Geoffroi Malaterra
Histoire du Grand Comte Roger et de son frère Robert Guiscard
Édité par Marie-Agnès Lucas-Avenel
L’histoire des fils de Tancrède de Hauteville fut écrite par le moine Geoffroi Malaterra à la demande du Grand Comte Roger. Il raconte comment des chevaliers normands, quittant le Cotentin, se sont illustrés dans la conquête de l’Italie méridionale et de la Sicile, triomphant des Lombards en Campanie, des Byzantins en Pouille et en Calabre et des Sarrasins en Sicile. L’œuvre fut composée au lendemain de la pacification d’un territoire que les Hauteville ont mis plus d’un demi-siècle à conquérir. Elle est précédée de deux épîtres et divisée en quatre livres, qui suivent la progression chronologique des événements, depuis la conquête de la Normandie par Rollon, jusqu’à la légation apostolique accordée au Grand Comte par Urbain II en 1098.
Avec l’entrée en scène de Roger, le dernier fils de Tancrède, le récit prend de plus en plus les accents du panégyrique. La conquête de la Sicile, placée au service de Dieu par le personnage, s’accompagne d’une forme de conversion de ce dernier, qui réalise progressivement le présage annoncé au début de l’histoire.
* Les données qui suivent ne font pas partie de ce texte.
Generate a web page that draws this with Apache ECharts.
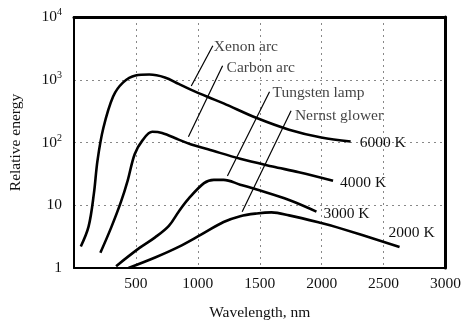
<!DOCTYPE html>
<html><head><meta charset="utf-8">
<script src="https://cdn.jsdelivr.net/npm/echarts@6/dist/echarts.min.js"></script>
<style>html,body{margin:0;padding:0;background:#fff}#c{width:464px;height:326px}</style>
</head><body><div id="c"></div>
<script>
// Wavelength (nm) and relative energy values
const xenonX = [55,118,160,190,237,316,395,497,608,734,845,947,1082,1208,1476,1737,1997,2234];
const xenonY = [2.2,4.6,15,52,170,540,900,1170,1210,1090,860,690,530,420,245,160,120,104];
const carbonX = [213,300,379,434,490,553,632,711,845,947,1082,1342,1603,1816,2092];
const carbonY = [1.75,4.4,11.3,25,65,108,148,142,111,93,78,55,41.5,33.6,24.6];
const tungX = [340,529,655,766,845,924,1050,1129,1208,1342,1476,1737,1958];
const tungY = [1.07,2.09,3.08,4.7,7.9,12.6,22.5,25.4,25.4,21.3,17.8,12.1,7.9];
const nernstX = [440,655,845,1026,1208,1342,1476,1595,1737,1997,2132,2629];
const nernstY = [1.0,1.47,2.17,3.4,5.4,6.7,7.4,7.7,6.9,5.2,4.4,2.17];
const tempLabels = ['6000 K','4000 K','3000 K','2000 K'];
const sourceNames = ['Xenon arc','Carbon arc','Tungsten lamp','Nernst glower'];
const leaderX = [[1121,947],[1200,924],[1579,1239],[1753,1358]];
const leaderY = [[3480,796],[1665,123],[645,29.2],[320,7.9]];
const nameAnchorX = [1129,1232,1603,1784];
const nameAnchorY = [3365,1550,622,267];
const xTicks = [0,500,1000,1500,2000,2500,3000];
const yTicks = [1,10,100,1000,10000];

const FONT = 'Liberation Serif';
const FS = 15.5;
const zip = (a,b) => a.map((v,i)=>[v,b[i]]);
const curves = [[xenonX,xenonY],[carbonX,carbonY],[tungX,tungY],[nernstX,nernstY]];
const endCfg = [
  {distance:9, offset:[0,1]},
  {distance:7, offset:[0,2]},
  {distance:7, offset:[0,2]},
  {distance:5, offset:[-16,-14]}
];
const series = [];
curves.forEach((c,i)=>{
  series.push({
    type:'line', data: zip(c[0],c[1]), smooth:0.35, symbol:'none',
    lineStyle:{color:'#000', width:2.6},
    endLabel:{show:true, formatter: tempLabels[i], fontFamily:FONT, fontSize:FS, color:'#111',
      distance:endCfg[i].distance, offset:endCfg[i].offset}
  });
});
leaderX.forEach((lx,i)=>{
  series.push({type:'line', data: zip(lx, leaderY[i]), symbol:'none', smooth:false,
    lineStyle:{color:'#000', width:1.2}});
});
series.push({
  type:'scatter', symbolSize:0,
  data: nameAnchorX.map((x,i)=>({name:sourceNames[i], value:[x,nameAnchorY[i]]})),
  label:{show:true, position:'right', distance:0, formatter:p=>p.name,
    fontFamily:FONT, fontSize:FS, color:'#111'}
});

const sup = {'1':'1','10':'10','100':'10{s|2}','1000':'10{s|3}','10000':'10{s|4}'};
const chart = echarts.init(document.getElementById('c'), null, {renderer:'canvas'});
chart.setOption({
  animation:false,
  backgroundColor:'#fff',
  grid:{left:70, right:14, top:17, bottom:47},
  xAxis:[{
    type:'value', min:xTicks[0], max:xTicks[xTicks.length-1], interval:500,
    name:'Wavelength, nm', nameLocation:'middle', nameGap:37,
    nameTextStyle:{fontFamily:FONT, fontSize:FS, color:'#111'},
    axisLine:{show:true, lineStyle:{color:'#000', width:2}},
    axisTick:{show:false},
    axisLabel:{showMinLabel:false, margin:8, fontFamily:FONT, fontSize:FS, color:'#111',
      formatter:v=>String(v)},
    splitLine:{show:true, lineStyle:{color:'#888', width:1, type:[2,4]}}
  },{
    type:'value', position:'top', min:0, max:3000,
    axisLine:{show:true, onZero:false, lineStyle:{color:'#000', width:3}},
    axisTick:{show:false}, axisLabel:{show:false}, splitLine:{show:false}
  }],
  yAxis:[{
    type:'log', logBase:10, min:yTicks[0], max:yTicks[yTicks.length-1],
    name:'Relative energy', nameLocation:'middle', nameGap:50,
    nameTextStyle:{fontFamily:FONT, fontSize:FS, color:'#111'},
    axisLine:{show:true, lineStyle:{color:'#000', width:2}},
    axisTick:{show:false},
    axisLabel:{margin:12, fontFamily:FONT, fontSize:FS, color:'#111',
      formatter:v=>sup[String(Math.round(v))] || String(v),
      rich:{s:{fontFamily:FONT, fontSize:10, color:'#111', padding:[0,0,9,0]}}},
    splitLine:{show:true, lineStyle:{color:'#888', width:1, type:[2,4]}}
  },{
    type:'log', logBase:10, position:'right', min:1, max:10000,
    axisLine:{show:true, onZero:false, lineStyle:{color:'#000', width:3}},
    axisTick:{show:false}, axisLabel:{show:false}, splitLine:{show:false}
  }],
  series: series
});
</script></body></html>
L’œuvre constitue une source importante, souvent unique, pour la connaissance de l’histoire de la conquête, de ses principaux acteurs et des populations d’Italie du Sud. Elle est aussi l’expression d’une réflexion menée par un auteur lié au pouvoir normand et doté d’une solide formation littéraire, comme en témoigne son imprégnation des textes de l’Antiquité païenne et chrétienne. Elle prend place au sein de la production historiographique des États normands, dont l’expression est tout à fait remarquable en Europe à l’aube de la « Renaissance » du XIIe siècle.
La présente édition critique des deux premiers livres de l’œuvre donne un nouvel état du texte latin, que les spécialistes appelaient de leurs vœux depuis la publication, en 1964, de l’article de Gianvito Resta suite à la redécouverte du manuscrit Z, conservé à Barcelone (Biblioteca de Catalunya, ms. 996). Le texte latin est doté d’un apparat critique, de notes philologiques et de notes de sources ; il est accompagné d’une traduction française, dont les notes visent à éclairer le lecteur sur le contexte historique et littéraire ou à permettre la comparaison avec les autres sources des mêmes faits.
Ce site est complémentaire de l’édition critique publiée sous forme imprimée par les Presses universitaires de Caen, et qui contient en outre une introduction présentant l’auteur, l’œuvre (son contenu et ses principales caractéristiques sur le plan littéraire et idéologique), l’histoire du texte et les choix et principes d’édition. Certaines notes renvoient à cette introduction. Le site s’accompagne de fonctionnalités adaptées à un environnement numérique (détaillées dans la rubrique Mode d’emploi). Il permet de consulter l’Histoire du Grand Comte Roger dans sa traduction française et dans sa version latine annotées. Le texte latin est établi essentiellement à partir des manuscrits primaires (A, B, C, Z) et des deux éditions critiques qui ont marqué l’histoire du texte, la princeps de Gerónimo Zurita publiée à Saragosse en 1578 et celle d’Ernesto Pontieri publiée en 1927-1928 dans les RIS2. Les lecteurs peuvent accéder aux manuscrits A, C et Z et à l’édition princeps ainsi qu’aux deux manuscrits secondaires Be et D, numérisés et mis en ligne en partenariat avec les bibliothèques dans lesquelles ils sont conservés (Barcelone, Besançon, Caen, Catane, Palerme). Il s’agit d’un premier volume. Le second volume contenant les deux derniers livres de l’œuvre est en cours de préparation.